## AVAILABLE DATA
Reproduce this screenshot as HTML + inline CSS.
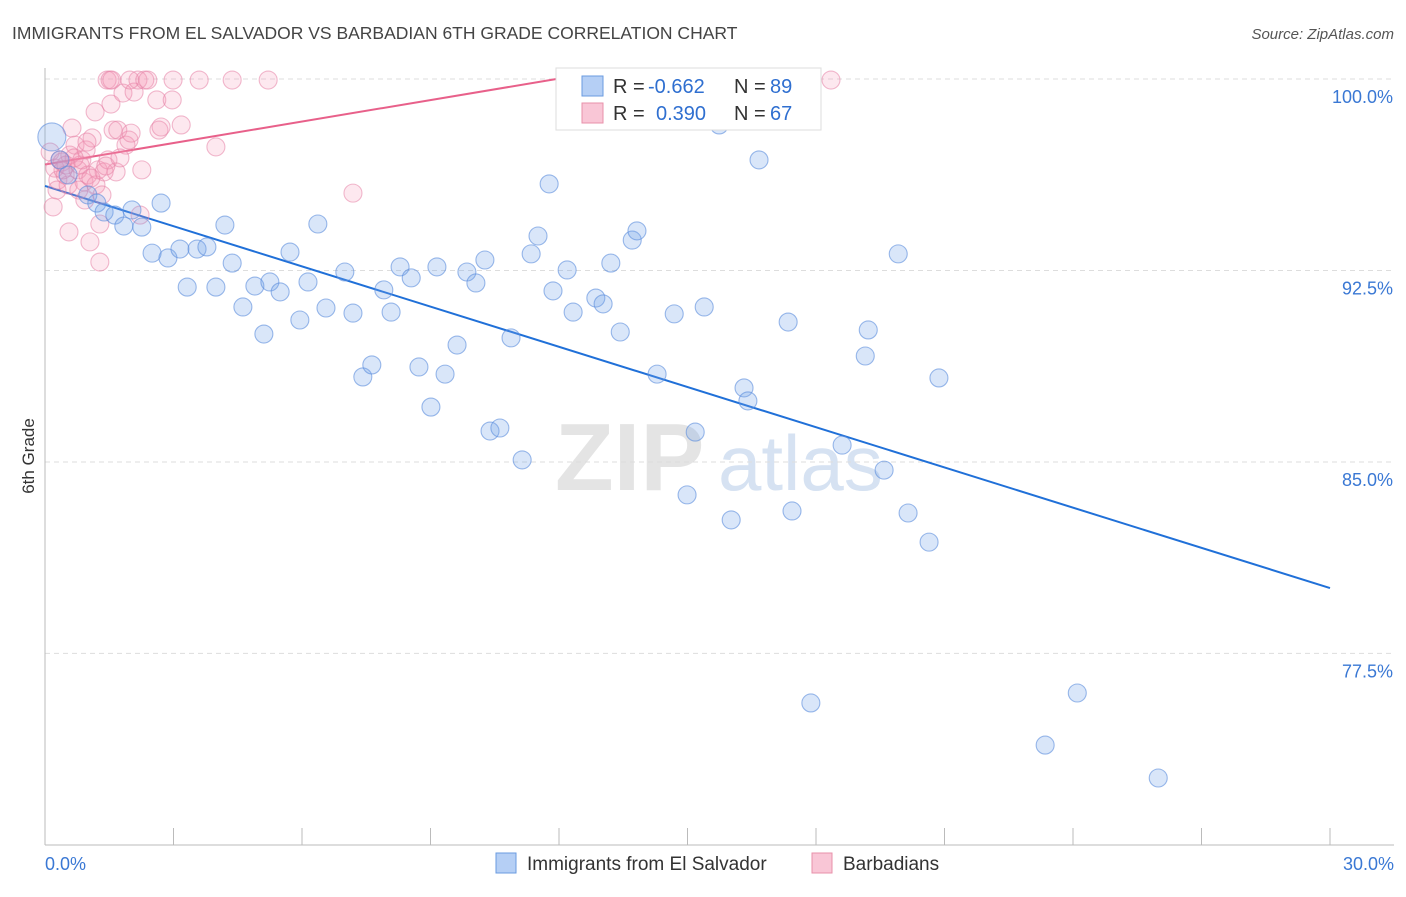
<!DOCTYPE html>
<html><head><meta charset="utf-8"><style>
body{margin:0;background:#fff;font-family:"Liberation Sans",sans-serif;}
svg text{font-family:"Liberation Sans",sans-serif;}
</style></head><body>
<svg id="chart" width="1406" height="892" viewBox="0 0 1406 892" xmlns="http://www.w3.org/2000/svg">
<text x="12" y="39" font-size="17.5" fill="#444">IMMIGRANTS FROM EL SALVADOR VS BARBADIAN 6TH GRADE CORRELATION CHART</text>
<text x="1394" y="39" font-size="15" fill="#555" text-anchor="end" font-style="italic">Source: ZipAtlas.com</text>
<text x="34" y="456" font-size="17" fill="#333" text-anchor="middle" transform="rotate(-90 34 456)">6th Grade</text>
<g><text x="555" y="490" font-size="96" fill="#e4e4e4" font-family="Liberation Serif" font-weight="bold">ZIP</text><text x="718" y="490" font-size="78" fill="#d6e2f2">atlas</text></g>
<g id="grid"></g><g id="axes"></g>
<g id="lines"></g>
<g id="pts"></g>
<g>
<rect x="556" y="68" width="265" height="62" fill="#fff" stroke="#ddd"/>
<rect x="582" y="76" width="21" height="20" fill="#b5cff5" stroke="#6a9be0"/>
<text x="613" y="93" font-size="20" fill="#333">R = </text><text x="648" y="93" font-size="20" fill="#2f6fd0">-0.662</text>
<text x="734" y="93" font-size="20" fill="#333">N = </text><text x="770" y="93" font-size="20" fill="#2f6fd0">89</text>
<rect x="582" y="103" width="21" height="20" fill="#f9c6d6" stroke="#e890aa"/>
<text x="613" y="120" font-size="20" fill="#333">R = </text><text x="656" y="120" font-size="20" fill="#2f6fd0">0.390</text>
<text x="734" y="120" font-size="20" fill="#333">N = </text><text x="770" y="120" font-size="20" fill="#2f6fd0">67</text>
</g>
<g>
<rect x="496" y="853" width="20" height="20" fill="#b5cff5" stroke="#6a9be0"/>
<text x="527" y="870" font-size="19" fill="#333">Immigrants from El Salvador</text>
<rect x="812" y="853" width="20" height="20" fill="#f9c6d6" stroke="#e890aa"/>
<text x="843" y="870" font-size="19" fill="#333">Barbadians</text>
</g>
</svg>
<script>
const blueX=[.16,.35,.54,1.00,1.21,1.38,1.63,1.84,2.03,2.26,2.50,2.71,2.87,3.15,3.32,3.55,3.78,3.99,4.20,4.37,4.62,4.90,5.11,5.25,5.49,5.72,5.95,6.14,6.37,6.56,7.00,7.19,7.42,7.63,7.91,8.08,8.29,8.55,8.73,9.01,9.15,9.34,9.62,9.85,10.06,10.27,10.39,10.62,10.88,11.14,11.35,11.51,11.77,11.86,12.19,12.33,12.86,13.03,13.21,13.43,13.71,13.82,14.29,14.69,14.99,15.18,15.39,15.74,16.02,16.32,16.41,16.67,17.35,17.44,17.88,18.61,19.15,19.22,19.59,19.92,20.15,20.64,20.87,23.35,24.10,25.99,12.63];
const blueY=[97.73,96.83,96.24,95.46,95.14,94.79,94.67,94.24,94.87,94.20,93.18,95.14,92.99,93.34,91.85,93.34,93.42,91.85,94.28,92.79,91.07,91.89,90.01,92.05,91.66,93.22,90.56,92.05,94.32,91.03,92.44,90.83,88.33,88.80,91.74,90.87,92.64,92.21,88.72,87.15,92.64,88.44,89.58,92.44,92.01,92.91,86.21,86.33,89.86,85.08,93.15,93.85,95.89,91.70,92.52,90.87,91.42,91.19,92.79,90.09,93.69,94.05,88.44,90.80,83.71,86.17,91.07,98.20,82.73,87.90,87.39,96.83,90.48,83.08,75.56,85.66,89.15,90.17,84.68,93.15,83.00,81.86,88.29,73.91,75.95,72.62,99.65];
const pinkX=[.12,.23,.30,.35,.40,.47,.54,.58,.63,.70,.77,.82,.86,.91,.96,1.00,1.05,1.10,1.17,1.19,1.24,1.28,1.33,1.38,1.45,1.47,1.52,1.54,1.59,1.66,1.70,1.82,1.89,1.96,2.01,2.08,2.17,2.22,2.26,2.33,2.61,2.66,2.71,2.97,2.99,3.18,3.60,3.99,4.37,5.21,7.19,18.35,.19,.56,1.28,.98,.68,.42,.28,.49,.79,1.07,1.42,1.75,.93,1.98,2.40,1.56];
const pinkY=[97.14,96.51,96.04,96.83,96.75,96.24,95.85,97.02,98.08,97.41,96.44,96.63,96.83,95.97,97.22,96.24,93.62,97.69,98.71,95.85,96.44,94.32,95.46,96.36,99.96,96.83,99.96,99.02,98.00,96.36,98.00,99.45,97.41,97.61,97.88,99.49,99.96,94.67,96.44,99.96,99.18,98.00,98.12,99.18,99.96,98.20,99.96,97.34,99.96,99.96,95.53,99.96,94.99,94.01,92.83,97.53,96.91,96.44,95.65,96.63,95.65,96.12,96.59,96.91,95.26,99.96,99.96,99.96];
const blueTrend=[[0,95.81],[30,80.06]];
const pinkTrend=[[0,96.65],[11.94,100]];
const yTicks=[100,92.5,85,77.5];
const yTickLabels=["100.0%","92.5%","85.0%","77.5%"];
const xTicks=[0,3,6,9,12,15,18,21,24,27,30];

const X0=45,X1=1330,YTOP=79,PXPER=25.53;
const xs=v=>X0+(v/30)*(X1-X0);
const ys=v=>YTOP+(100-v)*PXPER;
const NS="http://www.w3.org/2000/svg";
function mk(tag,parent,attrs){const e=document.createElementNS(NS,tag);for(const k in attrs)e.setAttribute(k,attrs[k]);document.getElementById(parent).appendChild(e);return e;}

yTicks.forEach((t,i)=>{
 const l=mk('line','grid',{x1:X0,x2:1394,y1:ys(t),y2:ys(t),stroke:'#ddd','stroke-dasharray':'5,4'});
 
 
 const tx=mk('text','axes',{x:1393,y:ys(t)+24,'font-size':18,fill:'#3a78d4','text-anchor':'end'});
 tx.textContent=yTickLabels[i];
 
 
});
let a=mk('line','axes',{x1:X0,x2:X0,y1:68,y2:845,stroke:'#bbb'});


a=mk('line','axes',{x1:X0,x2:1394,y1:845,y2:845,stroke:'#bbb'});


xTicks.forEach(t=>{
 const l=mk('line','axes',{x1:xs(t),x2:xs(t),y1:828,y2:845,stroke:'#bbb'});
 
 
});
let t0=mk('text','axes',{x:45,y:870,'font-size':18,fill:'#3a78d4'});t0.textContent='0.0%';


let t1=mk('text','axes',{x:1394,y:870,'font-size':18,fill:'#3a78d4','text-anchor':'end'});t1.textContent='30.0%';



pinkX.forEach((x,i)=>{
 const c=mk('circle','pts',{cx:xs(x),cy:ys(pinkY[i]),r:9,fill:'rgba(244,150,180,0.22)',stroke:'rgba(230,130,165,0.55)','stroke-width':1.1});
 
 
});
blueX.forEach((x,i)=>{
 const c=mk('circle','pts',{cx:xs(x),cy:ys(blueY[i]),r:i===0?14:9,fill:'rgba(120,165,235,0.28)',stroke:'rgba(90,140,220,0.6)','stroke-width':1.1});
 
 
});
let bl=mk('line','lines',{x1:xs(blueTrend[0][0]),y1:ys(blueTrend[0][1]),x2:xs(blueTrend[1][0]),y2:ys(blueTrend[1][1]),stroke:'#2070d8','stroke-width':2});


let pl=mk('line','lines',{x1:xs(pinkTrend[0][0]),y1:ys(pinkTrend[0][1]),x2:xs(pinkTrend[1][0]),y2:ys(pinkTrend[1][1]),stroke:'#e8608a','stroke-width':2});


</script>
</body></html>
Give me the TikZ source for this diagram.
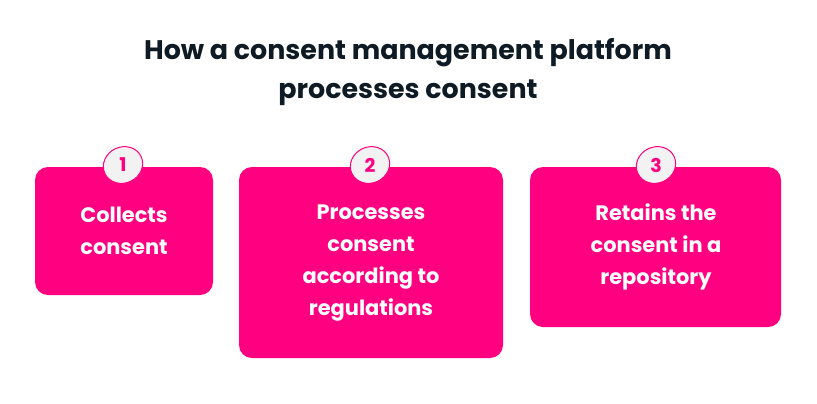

## WRITTEN EXERCISE
Transcribe the whole listing exactly. Pictures stay out of your copy.

## FINISHED ANSWER
Reproduce this screenshot as HTML + inline CSS.
<!DOCTYPE html>
<html><head><meta charset="utf-8"><style>
body{margin:0;background:#fff;font-family:"Liberation Sans",sans-serif;}
svg text{font-family:"Liberation Sans",sans-serif;}
</style></head><body>
<svg id="chart" width="1406" height="892" viewBox="0 0 1406 892" xmlns="http://www.w3.org/2000/svg">
<text x="12" y="39" font-size="17.5" fill="#444">IMMIGRANTS FROM EL SALVADOR VS BARBADIAN 6TH GRADE CORRELATION CHART</text>
<text x="1394" y="39" font-size="15" fill="#555" text-anchor="end" font-style="italic">Source: ZipAtlas.com</text>
<text x="34" y="456" font-size="17" fill="#333" text-anchor="middle" transform="rotate(-90 34 456)">6th Grade</text>
<g><text x="555" y="490" font-size="96" fill="#e4e4e4" font-family="Liberation Serif" font-weight="bold">ZIP</text><text x="718" y="490" font-size="78" fill="#d6e2f2">atlas</text></g>
<g id="grid"></g><g id="axes"></g>
<g id="lines"></g>
<g id="pts"></g>
<g>
<rect x="556" y="68" width="265" height="62" fill="#fff" stroke="#ddd"/>
<rect x="582" y="76" width="21" height="20" fill="#b5cff5" stroke="#6a9be0"/>
<text x="613" y="93" font-size="20" fill="#333">R = </text><text x="648" y="93" font-size="20" fill="#2f6fd0">-0.662</text>
<text x="734" y="93" font-size="20" fill="#333">N = </text><text x="770" y="93" font-size="20" fill="#2f6fd0">89</text>
<rect x="582" y="103" width="21" height="20" fill="#f9c6d6" stroke="#e890aa"/>
<text x="613" y="120" font-size="20" fill="#333">R = </text><text x="656" y="120" font-size="20" fill="#2f6fd0">0.390</text>
<text x="734" y="120" font-size="20" fill="#333">N = </text><text x="770" y="120" font-size="20" fill="#2f6fd0">67</text>
</g>
<g>
<rect x="496" y="853" width="20" height="20" fill="#b5cff5" stroke="#6a9be0"/>
<text x="527" y="870" font-size="19" fill="#333">Immigrants from El Salvador</text>
<rect x="812" y="853" width="20" height="20" fill="#f9c6d6" stroke="#e890aa"/>
<text x="843" y="870" font-size="19" fill="#333">Barbadians</text>
</g>
</svg>
<script>
const blueX=[.16,.35,.54,1.00,1.21,1.38,1.63,1.84,2.03,2.26,2.50,2.71,2.87,3.15,3.32,3.55,3.78,3.99,4.20,4.37,4.62,4.90,5.11,5.25,5.49,5.72,5.95,6.14,6.37,6.56,7.00,7.19,7.42,7.63,7.91,8.08,8.29,8.55,8.73,9.01,9.15,9.34,9.62,9.85,10.06,10.27,10.39,10.62,10.88,11.14,11.35,11.51,11.77,11.86,12.19,12.33,12.86,13.03,13.21,13.43,13.71,13.82,14.29,14.69,14.99,15.18,15.39,15.74,16.02,16.32,16.41,16.67,17.35,17.44,17.88,18.61,19.15,19.22,19.59,19.92,20.15,20.64,20.87,23.35,24.10,25.99,12.63];
const blueY=[97.73,96.83,96.24,95.46,95.14,94.79,94.67,94.24,94.87,94.20,93.18,95.14,92.99,93.34,91.85,93.34,93.42,91.85,94.28,92.79,91.07,91.89,90.01,92.05,91.66,93.22,90.56,92.05,94.32,91.03,92.44,90.83,88.33,88.80,91.74,90.87,92.64,92.21,88.72,87.15,92.64,88.44,89.58,92.44,92.01,92.91,86.21,86.33,89.86,85.08,93.15,93.85,95.89,91.70,92.52,90.87,91.42,91.19,92.79,90.09,93.69,94.05,88.44,90.80,83.71,86.17,91.07,98.20,82.73,87.90,87.39,96.83,90.48,83.08,75.56,85.66,89.15,90.17,84.68,93.15,83.00,81.86,88.29,73.91,75.95,72.62,99.65];
const pinkX=[.12,.23,.30,.35,.40,.47,.54,.58,.63,.70,.77,.82,.86,.91,.96,1.00,1.05,1.10,1.17,1.19,1.24,1.28,1.33,1.38,1.45,1.47,1.52,1.54,1.59,1.66,1.70,1.82,1.89,1.96,2.01,2.08,2.17,2.22,2.26,2.33,2.61,2.66,2.71,2.97,2.99,3.18,3.60,3.99,4.37,5.21,7.19,18.35,.19,.56,1.28,.98,.68,.42,.28,.49,.79,1.07,1.42,1.75,.93,1.98,2.40,1.56];
const pinkY=[97.14,96.51,96.04,96.83,96.75,96.24,95.85,97.02,98.08,97.41,96.44,96.63,96.83,95.97,97.22,96.24,93.62,97.69,98.71,95.85,96.44,94.32,95.46,96.36,99.96,96.83,99.96,99.02,98.00,96.36,98.00,99.45,97.41,97.61,97.88,99.49,99.96,94.67,96.44,99.96,99.18,98.00,98.12,99.18,99.96,98.20,99.96,97.34,99.96,99.96,95.53,99.96,94.99,94.01,92.83,97.53,96.91,96.44,95.65,96.63,95.65,96.12,96.59,96.91,95.26,99.96,99.96,99.96];
const blueTrend=[[0,95.81],[30,80.06]];
const pinkTrend=[[0,96.65],[11.94,100]];
const yTicks=[100,92.5,85,77.5];
const yTickLabels=["100.0%","92.5%","85.0%","77.5%"];
const xTicks=[0,3,6,9,12,15,18,21,24,27,30];

const X0=45,X1=1330,YTOP=79,PXPER=25.53;
const xs=v=>X0+(v/30)*(X1-X0);
const ys=v=>YTOP+(100-v)*PXPER;
const NS="http://www.w3.org/2000/svg";
function mk(tag,parent,attrs){const e=document.createElementNS(NS,tag);for(const k in attrs)e.setAttribute(k,attrs[k]);document.getElementById(parent).appendChild(e);return e;}

yTicks.forEach((t,i)=>{
 const l=mk('line','grid',{x1:X0,x2:1394,y1:ys(t),y2:ys(t),stroke:'#ddd','stroke-dasharray':'5,4'});
 
 
 const tx=mk('text','axes',{x:1393,y:ys(t)+24,'font-size':18,fill:'#3a78d4','text-anchor':'end'});
 tx.textContent=yTickLabels[i];
 
 
});
let a=mk('line','axes',{x1:X0,x2:X0,y1:68,y2:845,stroke:'#bbb'});


a=mk('line','axes',{x1:X0,x2:1394,y1:845,y2:845,stroke:'#bbb'});


xTicks.forEach(t=>{
 const l=mk('line','axes',{x1:xs(t),x2:xs(t),y1:828,y2:845,stroke:'#bbb'});
 
 
});
let t0=mk('text','axes',{x:45,y:870,'font-size':18,fill:'#3a78d4'});t0.textContent='0.0%';


let t1=mk('text','axes',{x:1394,y:870,'font-size':18,fill:'#3a78d4','text-anchor':'end'});t1.textContent='30.0%';



pinkX.forEach((x,i)=>{
 const c=mk('circle','pts',{cx:xs(x),cy:ys(pinkY[i]),r:9,fill:'rgba(244,150,180,0.22)',stroke:'rgba(230,130,165,0.55)','stroke-width':1.1});
 
 
});
blueX.forEach((x,i)=>{
 const c=mk('circle','pts',{cx:xs(x),cy:ys(blueY[i]),r:i===0?14:9,fill:'rgba(120,165,235,0.28)',stroke:'rgba(90,140,220,0.6)','stroke-width':1.1});
 
 
});
let bl=mk('line','lines',{x1:xs(blueTrend[0][0]),y1:ys(blueTrend[0][1]),x2:xs(blueTrend[1][0]),y2:ys(blueTrend[1][1]),stroke:'#2070d8','stroke-width':2});


let pl=mk('line','lines',{x1:xs(pinkTrend[0][0]),y1:ys(pinkTrend[0][1]),x2:xs(pinkTrend[1][0]),y2:ys(pinkTrend[1][1]),stroke:'#e8608a','stroke-width':2});


</script>
</body></html>
Give me the TikZ source for this diagram.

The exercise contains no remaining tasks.